I can’t fucking write today.
I am on Document 16. SIX-TEEEEEEEEEEEN.
Every time I think I’ve got something, I delete it for fear that somebody somewhere will READ IT. Because nothing is any good. It is all, simply, fucked.
Bees? Nobody gives a fuck about bees! Why’d I even read all that stuff about bees in the first place? That was fuckin dumb.
How about some emotional trauma? Existential pain that my goth soul needs to purge like a bad sandwich? Nope. I’m all out of goth soul and Hot Topic burned down.

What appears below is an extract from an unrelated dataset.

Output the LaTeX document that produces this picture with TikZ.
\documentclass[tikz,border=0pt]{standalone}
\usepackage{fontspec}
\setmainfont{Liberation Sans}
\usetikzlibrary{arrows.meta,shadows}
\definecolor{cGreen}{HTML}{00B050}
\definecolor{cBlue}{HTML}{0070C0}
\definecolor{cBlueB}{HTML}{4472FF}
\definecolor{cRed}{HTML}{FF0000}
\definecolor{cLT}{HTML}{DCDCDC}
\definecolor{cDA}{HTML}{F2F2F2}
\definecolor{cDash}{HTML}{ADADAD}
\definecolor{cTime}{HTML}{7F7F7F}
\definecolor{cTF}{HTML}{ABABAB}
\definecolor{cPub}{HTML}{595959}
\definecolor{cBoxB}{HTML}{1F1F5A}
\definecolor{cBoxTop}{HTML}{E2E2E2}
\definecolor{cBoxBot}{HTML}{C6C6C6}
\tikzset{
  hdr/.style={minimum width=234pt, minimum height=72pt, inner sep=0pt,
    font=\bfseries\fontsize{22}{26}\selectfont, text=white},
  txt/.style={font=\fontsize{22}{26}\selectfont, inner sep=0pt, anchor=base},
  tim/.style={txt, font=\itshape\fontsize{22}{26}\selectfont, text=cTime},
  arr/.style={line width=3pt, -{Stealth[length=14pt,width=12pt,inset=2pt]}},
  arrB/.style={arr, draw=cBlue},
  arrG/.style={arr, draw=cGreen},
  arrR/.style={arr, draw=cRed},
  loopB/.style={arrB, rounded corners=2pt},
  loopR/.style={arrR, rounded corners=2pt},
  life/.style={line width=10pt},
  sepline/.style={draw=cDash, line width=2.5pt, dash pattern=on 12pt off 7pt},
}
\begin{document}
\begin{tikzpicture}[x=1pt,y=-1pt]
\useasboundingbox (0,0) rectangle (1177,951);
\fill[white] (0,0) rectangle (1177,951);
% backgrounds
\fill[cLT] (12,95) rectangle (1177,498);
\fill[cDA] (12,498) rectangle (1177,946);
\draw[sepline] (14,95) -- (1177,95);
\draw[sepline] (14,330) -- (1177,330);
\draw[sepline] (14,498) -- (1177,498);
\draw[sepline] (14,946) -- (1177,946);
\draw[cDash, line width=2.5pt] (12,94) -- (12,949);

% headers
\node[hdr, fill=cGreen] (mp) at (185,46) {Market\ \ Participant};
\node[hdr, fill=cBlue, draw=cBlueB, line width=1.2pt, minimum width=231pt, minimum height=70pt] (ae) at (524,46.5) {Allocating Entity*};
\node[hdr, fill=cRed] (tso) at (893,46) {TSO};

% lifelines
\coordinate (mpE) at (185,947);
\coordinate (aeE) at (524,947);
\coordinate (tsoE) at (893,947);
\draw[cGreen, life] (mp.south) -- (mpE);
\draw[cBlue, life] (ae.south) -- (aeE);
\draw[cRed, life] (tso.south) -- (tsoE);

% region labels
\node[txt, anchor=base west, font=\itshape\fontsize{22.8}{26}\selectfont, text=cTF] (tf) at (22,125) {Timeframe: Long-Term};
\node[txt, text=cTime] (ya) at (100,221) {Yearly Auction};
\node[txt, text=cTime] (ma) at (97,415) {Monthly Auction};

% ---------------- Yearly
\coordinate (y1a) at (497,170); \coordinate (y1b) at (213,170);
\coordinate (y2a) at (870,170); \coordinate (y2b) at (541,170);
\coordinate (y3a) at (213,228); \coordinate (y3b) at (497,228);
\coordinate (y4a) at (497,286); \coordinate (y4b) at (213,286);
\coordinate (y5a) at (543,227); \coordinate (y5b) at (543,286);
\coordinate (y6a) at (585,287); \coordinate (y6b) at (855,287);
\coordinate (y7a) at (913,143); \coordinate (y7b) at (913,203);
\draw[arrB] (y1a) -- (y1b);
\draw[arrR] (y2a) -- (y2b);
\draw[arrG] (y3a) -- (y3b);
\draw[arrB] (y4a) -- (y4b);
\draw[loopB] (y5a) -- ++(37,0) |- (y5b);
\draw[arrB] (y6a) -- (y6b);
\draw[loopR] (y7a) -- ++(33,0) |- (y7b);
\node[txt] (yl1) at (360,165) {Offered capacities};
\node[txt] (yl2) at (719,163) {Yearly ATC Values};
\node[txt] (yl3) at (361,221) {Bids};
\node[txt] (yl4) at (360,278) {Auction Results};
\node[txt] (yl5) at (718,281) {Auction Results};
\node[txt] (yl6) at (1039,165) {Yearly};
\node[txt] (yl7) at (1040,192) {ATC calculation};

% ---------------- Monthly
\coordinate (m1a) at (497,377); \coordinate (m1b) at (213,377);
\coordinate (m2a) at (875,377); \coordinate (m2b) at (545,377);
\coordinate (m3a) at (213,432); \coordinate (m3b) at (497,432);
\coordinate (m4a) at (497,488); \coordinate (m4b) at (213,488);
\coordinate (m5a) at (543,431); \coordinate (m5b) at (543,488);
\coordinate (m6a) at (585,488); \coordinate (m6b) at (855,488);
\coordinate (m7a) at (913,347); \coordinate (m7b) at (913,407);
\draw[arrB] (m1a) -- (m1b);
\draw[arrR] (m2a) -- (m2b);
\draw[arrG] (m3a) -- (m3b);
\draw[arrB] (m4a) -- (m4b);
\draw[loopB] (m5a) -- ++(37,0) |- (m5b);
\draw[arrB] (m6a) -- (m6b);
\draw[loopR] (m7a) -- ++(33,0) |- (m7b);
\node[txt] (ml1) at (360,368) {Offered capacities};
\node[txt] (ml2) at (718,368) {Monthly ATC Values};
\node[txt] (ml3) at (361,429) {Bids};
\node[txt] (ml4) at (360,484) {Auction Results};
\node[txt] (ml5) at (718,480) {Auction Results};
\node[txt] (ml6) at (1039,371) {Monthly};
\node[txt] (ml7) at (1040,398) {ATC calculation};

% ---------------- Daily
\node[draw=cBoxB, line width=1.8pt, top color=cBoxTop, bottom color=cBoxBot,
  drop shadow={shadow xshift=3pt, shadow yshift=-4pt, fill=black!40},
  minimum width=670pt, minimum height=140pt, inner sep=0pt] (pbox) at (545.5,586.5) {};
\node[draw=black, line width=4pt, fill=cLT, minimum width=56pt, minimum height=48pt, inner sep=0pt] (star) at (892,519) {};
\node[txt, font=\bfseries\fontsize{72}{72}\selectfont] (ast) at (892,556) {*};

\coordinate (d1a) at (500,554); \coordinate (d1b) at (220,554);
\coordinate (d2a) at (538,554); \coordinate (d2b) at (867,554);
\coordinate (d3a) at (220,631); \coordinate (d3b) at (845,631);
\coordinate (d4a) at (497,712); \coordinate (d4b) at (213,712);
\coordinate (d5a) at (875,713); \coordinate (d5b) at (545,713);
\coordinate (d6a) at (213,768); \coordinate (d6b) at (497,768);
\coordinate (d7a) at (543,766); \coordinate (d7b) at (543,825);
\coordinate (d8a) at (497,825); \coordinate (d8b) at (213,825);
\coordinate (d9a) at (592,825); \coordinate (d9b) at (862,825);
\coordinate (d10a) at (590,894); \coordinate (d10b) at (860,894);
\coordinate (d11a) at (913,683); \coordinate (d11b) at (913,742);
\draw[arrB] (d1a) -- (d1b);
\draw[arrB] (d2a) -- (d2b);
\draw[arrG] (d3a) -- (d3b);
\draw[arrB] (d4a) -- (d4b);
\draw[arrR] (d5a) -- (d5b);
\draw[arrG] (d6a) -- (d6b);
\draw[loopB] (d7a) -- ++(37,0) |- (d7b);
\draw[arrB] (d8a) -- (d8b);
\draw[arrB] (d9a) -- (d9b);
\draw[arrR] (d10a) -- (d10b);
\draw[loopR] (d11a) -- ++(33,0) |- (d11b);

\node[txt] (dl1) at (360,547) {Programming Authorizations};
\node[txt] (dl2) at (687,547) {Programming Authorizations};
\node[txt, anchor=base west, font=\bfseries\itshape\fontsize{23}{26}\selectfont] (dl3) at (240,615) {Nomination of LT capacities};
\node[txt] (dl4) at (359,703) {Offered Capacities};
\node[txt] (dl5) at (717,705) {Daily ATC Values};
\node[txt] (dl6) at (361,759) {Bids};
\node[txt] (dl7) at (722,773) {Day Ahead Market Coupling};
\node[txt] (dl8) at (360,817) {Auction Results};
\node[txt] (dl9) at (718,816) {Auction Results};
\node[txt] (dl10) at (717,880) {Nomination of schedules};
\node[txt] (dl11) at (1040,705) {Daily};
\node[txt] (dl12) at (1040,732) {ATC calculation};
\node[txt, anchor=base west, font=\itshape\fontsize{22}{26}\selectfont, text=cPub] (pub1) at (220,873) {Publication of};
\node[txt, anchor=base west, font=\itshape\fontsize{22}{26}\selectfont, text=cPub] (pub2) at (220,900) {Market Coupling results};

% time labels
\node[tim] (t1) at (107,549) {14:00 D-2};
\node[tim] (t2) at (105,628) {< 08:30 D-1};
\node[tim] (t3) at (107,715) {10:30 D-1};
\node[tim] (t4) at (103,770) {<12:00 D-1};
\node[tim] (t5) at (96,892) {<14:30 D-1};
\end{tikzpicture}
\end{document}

I can’t even count on my anger. I don’t want to punch anyone! Or trip them or snap their necks and rattle their bodies like limp birds. I am as boring as CNN or tea cups. I am as boring as Christmas evening.

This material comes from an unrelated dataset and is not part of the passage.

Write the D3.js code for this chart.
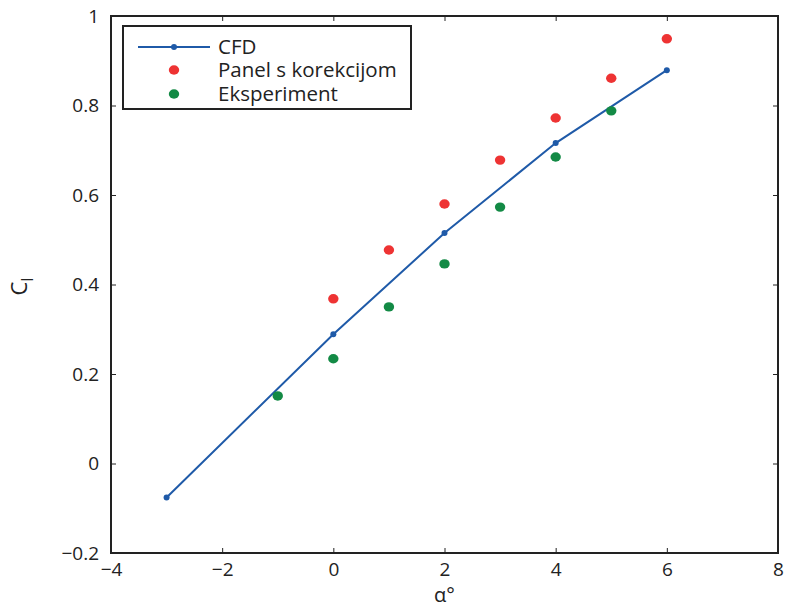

I just shut down Word. It seems wrong to keep killing documents.
It’s nice that you have multiple souls to count on, but too bad your goth soul is not doing it for you when you need it. I think I’d like a shopping soul, if that be a thing. Shopping makes me tired and grumpy, but I think if I had a shopping soul, I could really get into it.

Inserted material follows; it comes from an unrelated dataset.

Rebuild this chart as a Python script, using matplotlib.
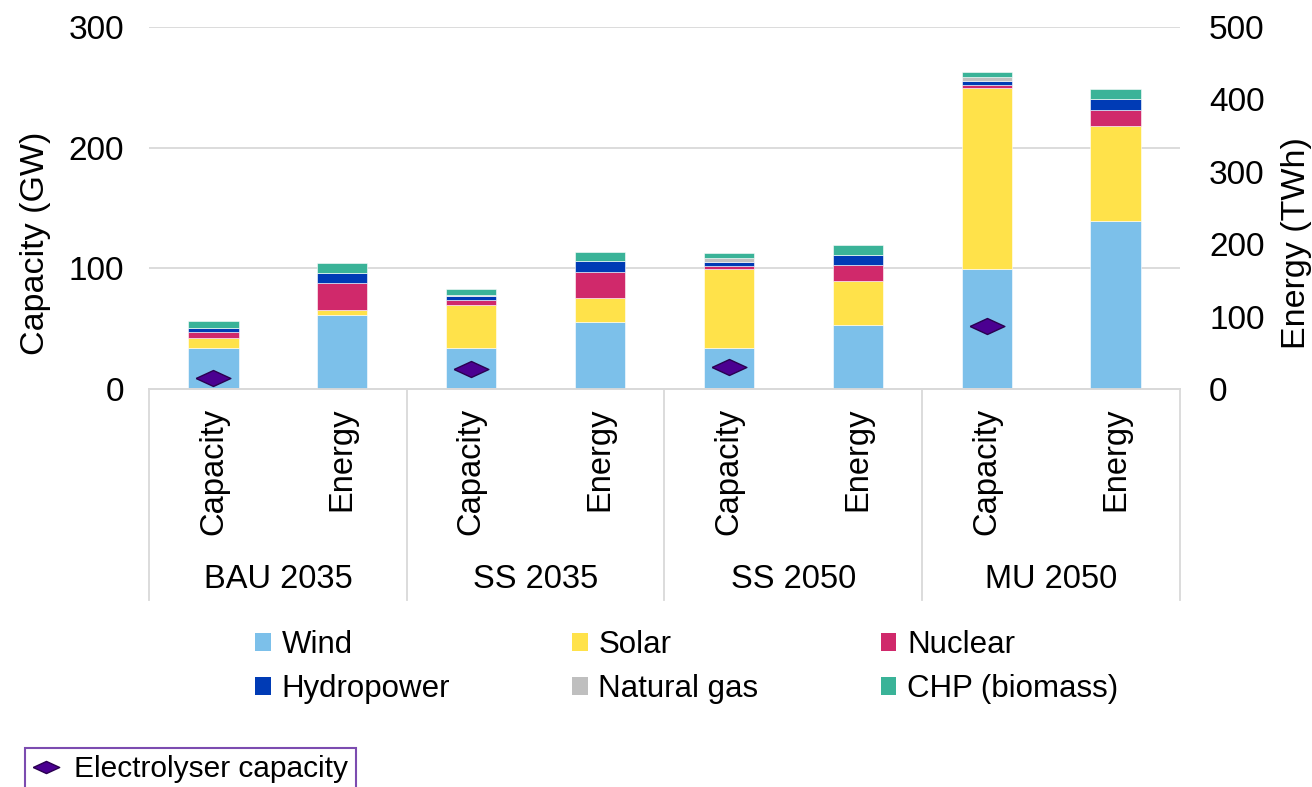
import numpy as np
import matplotlib
matplotlib.use('Agg')
import matplotlib.pyplot as plt
from matplotlib.lines import Line2D
from matplotlib.patches import Patch

plt.rcParams['font.family'] = ['Liberation Sans', 'DejaVu Sans']

# ---- data ----
groups   = ['BAU 2035', 'SS 2035', 'SS 2050', 'MU 2050']
sub_lbls = ['Capacity', 'Energy']
sources  = ['Wind', 'Solar', 'Nuclear', 'Hydropower', 'Natural gas', 'CHP (biomass)']
colors   = ['#7CC0EA', '#FFE24A', '#D0296B', '#003BB5', '#BFBFBF', '#3AB398']

# capacity in GW (left axis)
wind_cap    = [34.2, 34.2, 34.2, 99.5]
solar_cap   = [8.3, 35.2, 65.2, 150.3]
nuclear_cap = [4.5, 4.4, 2.8, 2.2]
hydro_cap   = [3.3, 3.3, 3.0, 3.6]
gas_cap     = [0.4, 0.4, 3.6, 3.3]
chp_cap     = [5.7, 5.6, 3.9, 3.6]

# energy in TWh (right axis)
wind_en    = [102, 92, 88, 232]
solar_en   = [7, 33, 61, 131]
nuclear_en = [37, 37, 22, 23]
hydro_en   = [14, 15, 14, 15]
gas_en     = [0, 0, 0, 0]
chp_en     = [14, 12.5, 13.5, 14]

electrolyser = [9, 16.5, 18, 52.5]

cap_data = [wind_cap, solar_cap, nuclear_cap, hydro_cap, gas_cap, chp_cap]
en_data  = [wind_en, solar_en, nuclear_en, hydro_en, gas_en, chp_en]

W, H = 1312, 787
fig = plt.figure(figsize=(W / 100, H / 100), dpi=100)

# plot area in pixels: x 149..1180, y 27..389
ax = fig.add_axes([149 / W, 1 - 389 / H, (1180 - 149) / W, (389 - 27) / H])
ax2 = ax.twinx()

x_cap = np.arange(len(groups)) * 2
x_en  = x_cap + 1
bw = 0.39

bottom = np.zeros(len(groups))
for vals, c in zip(cap_data, colors):
    ax.bar(x_cap, vals, bw, bottom=bottom, color=c, edgecolor='white', linewidth=0.4, zorder=2)
    bottom += np.array(vals)

bottom = np.zeros(len(groups))
for vals, c in zip(en_data, colors):
    ax2.bar(x_en, vals, bw, bottom=bottom, color=c, edgecolor='white', linewidth=0.4, zorder=2)
    bottom += np.array(vals)

flat_diamond = [(-1, 0), (0, 0.46), (1, 0), (0, -0.46), (-1, 0)]
ax.plot(x_cap, electrolyser, linestyle='none', marker=flat_diamond, markersize=25,
        markerfacecolor='#4B0091', markeredgecolor='#2A0050', markeredgewidth=1, zorder=5)

ax.set_xlim(-0.5, 7.5)
ax.set_ylim(0, 300)
ax2.set_ylim(0, 500)
ax.set_yticks([0, 100, 200, 300])
ax2.set_yticks([0, 100, 200, 300, 400, 500])

grid_c = '#D9D9D9'
ax.yaxis.grid(True, color=grid_c, linewidth=1.3)
ax.set_axisbelow(True)
for a in (ax, ax2):
    for s in ('left', 'right', 'top'):
        a.spines[s].set_visible(False)
    a.spines['bottom'].set_color(grid_c)
    a.spines['bottom'].set_linewidth(1.3)
    a.set_xticks([])
ax.tick_params(axis='y', length=0, pad=18, labelsize=24)
ax2.tick_params(axis='y', length=0, pad=21, labelsize=24)

# category labels and separators below the axis
trans = ax.get_xaxis_transform()
for i in range(len(groups)):
    for j, lbl in enumerate(sub_lbls):
        ax.text(2 * i + j, -19 / 362, lbl, transform=trans, rotation=90,
                ha='center', va='top', fontsize=23.5)
    ax.text(2 * i + 0.5, -(580 - 389) / 362, groups[i], transform=trans,
            ha='center', va='center', fontsize=23.5)
for xs in np.arange(-0.5, 8, 2):
    ax.plot([xs, xs], [0, -(600 - 389) / 362], transform=trans, color=grid_c,
            linewidth=1.3, clip_on=False)

fig.text(36 / W, 1 - 243 / H, 'Capacity (GW)', rotation=90, ha='center', va='center', fontsize=24.5)
fig.text(1281 / W, 1 - 243 / H, 'Energy (TWh)', rotation=90, ha='left', va='center', fontsize=24.5)

# source legend (row-wise order in 3 columns)
handles = [Patch(facecolor=c, edgecolor='none') for c in colors]
order = [0, 3, 1, 4, 2, 5]
fig.legend([handles[k] for k in order], [sources[k] for k in order], ncol=3,
           loc='upper left', bbox_to_anchor=(255 / W, 1 - 630 / H), frameon=False,
           fontsize=22.5, handlelength=0.5, handleheight=0.5, handletextpad=0.35,
           columnspacing=3.9, labelspacing=0.45, borderpad=0, borderaxespad=0)

# electrolyser legend
el_handle = Line2D([], [], linestyle='none', marker=flat_diamond, markersize=19,
                   markerfacecolor='#4B0091', markeredgecolor='#2A0050', markeredgewidth=1)
leg2 = fig.legend([el_handle], ['Electrolyser capacity'], loc='upper left',
                  bbox_to_anchor=(25 / W, 1 - 748 / H), fontsize=21.5, fancybox=False,
                  edgecolor='#5B1F9C', handlelength=0.9, handletextpad=0.5,
                  borderpad=0.25, borderaxespad=0)
leg2.get_frame().set_linewidth(1.5)

fig.savefig('out.png', dpi=100)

I very much have multiple souls. It’s the only way I could’ve been soul mates with all those celebrities when I was 12.
But I don’t have a shopping soul either. I used to like certain types of shopping before I got sick, but now I just get too tired and it reminds me that it didn’t used to make me tired.
And my feet are weird. It’s as bad as bathing suits.
writing about nothing is better than writing about glitter vampires or Russia. So, I’m happy.
Hey, glitter vamps make bank. And they glitter.
There is a defined genre of writing about writing (with writer’s block being the majority topic produced) yet many journals on writing will not take creative writing on the subject of writer’s block. “Overdone,” one said.
That’s like not accepting stories involving love.
I’ve had some luck lately with a block of short stories about writers writing things, rewriting things, submitting and getting rejected … Which makes me think the tide is turning with editors. It can be done.